Although this method of regulating the speed of welding carriage 11 does tend to promote a more uniform weld, there is still substantial room for improvement. In particular, the friction of movement of welding carriage 11 may provide insufficient braking force to maintain a constant speed going downhill even when controller 10 provides reduced pulsewidth pulses 32 or even no output pulses at all. In order to maintain better speed control some welding carriages 11 provide braking mechanisms for the wheels 21. In order to provide for sufficient braking force and provide better speed regulation, some welding carriages add a brake or clutch, which is applied at all times, so that the motor loading or unloading effect caused by going uphill or downhill, respectively, is insignificant when compared to the load provided by the brake. Of course, the motor must have sufficient power to overcome the brake loading and still move the welding carriage 11 uphill.
Also, in order to more precisely regulate the speed of welding carriage 11, some systems provide a tachometer (not shown) in conjunction with motor 16 so that controller 10 may monitor the exact speed of motor 16 and adjust the output pulsewidth accordingly. However, these techniques increase the cost, weight, and/or complexity of the controller 10/welding carriage 11 combination. Furthermore, there is generally no practical way to retrofit a braking mechanism or a tachometer into a previously existing system.

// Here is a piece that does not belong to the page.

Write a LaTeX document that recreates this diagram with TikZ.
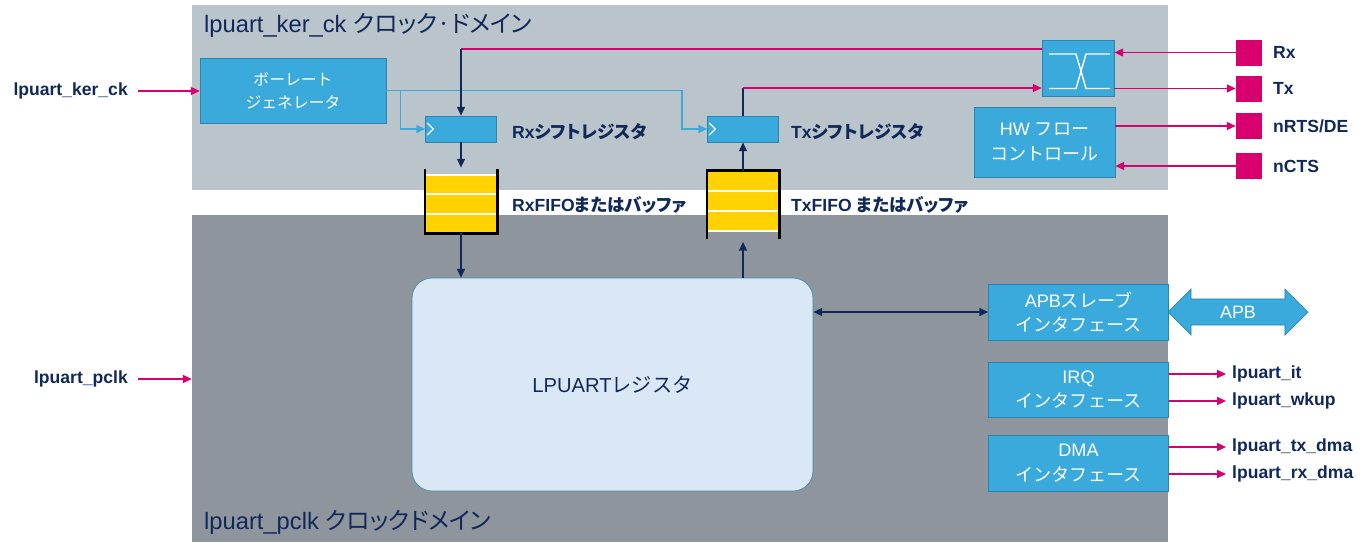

Therefore, there is a need for a speed control system for a welding carriage which will provide a uniform speed regardless of whether the welding carriage is going uphill, downhill, or level.
There is also a need for a speed control system which can be easily retrofit into an existing system.
There is also a need for a speed control system which can provide a more uniform welding speed at a low cost.
There is also a need for an automatic braking device which applies a braking force when the welding carriage rolls in a reverse direction.
There is also a need for an automatic braking device which can be easily retrofit into an existing system.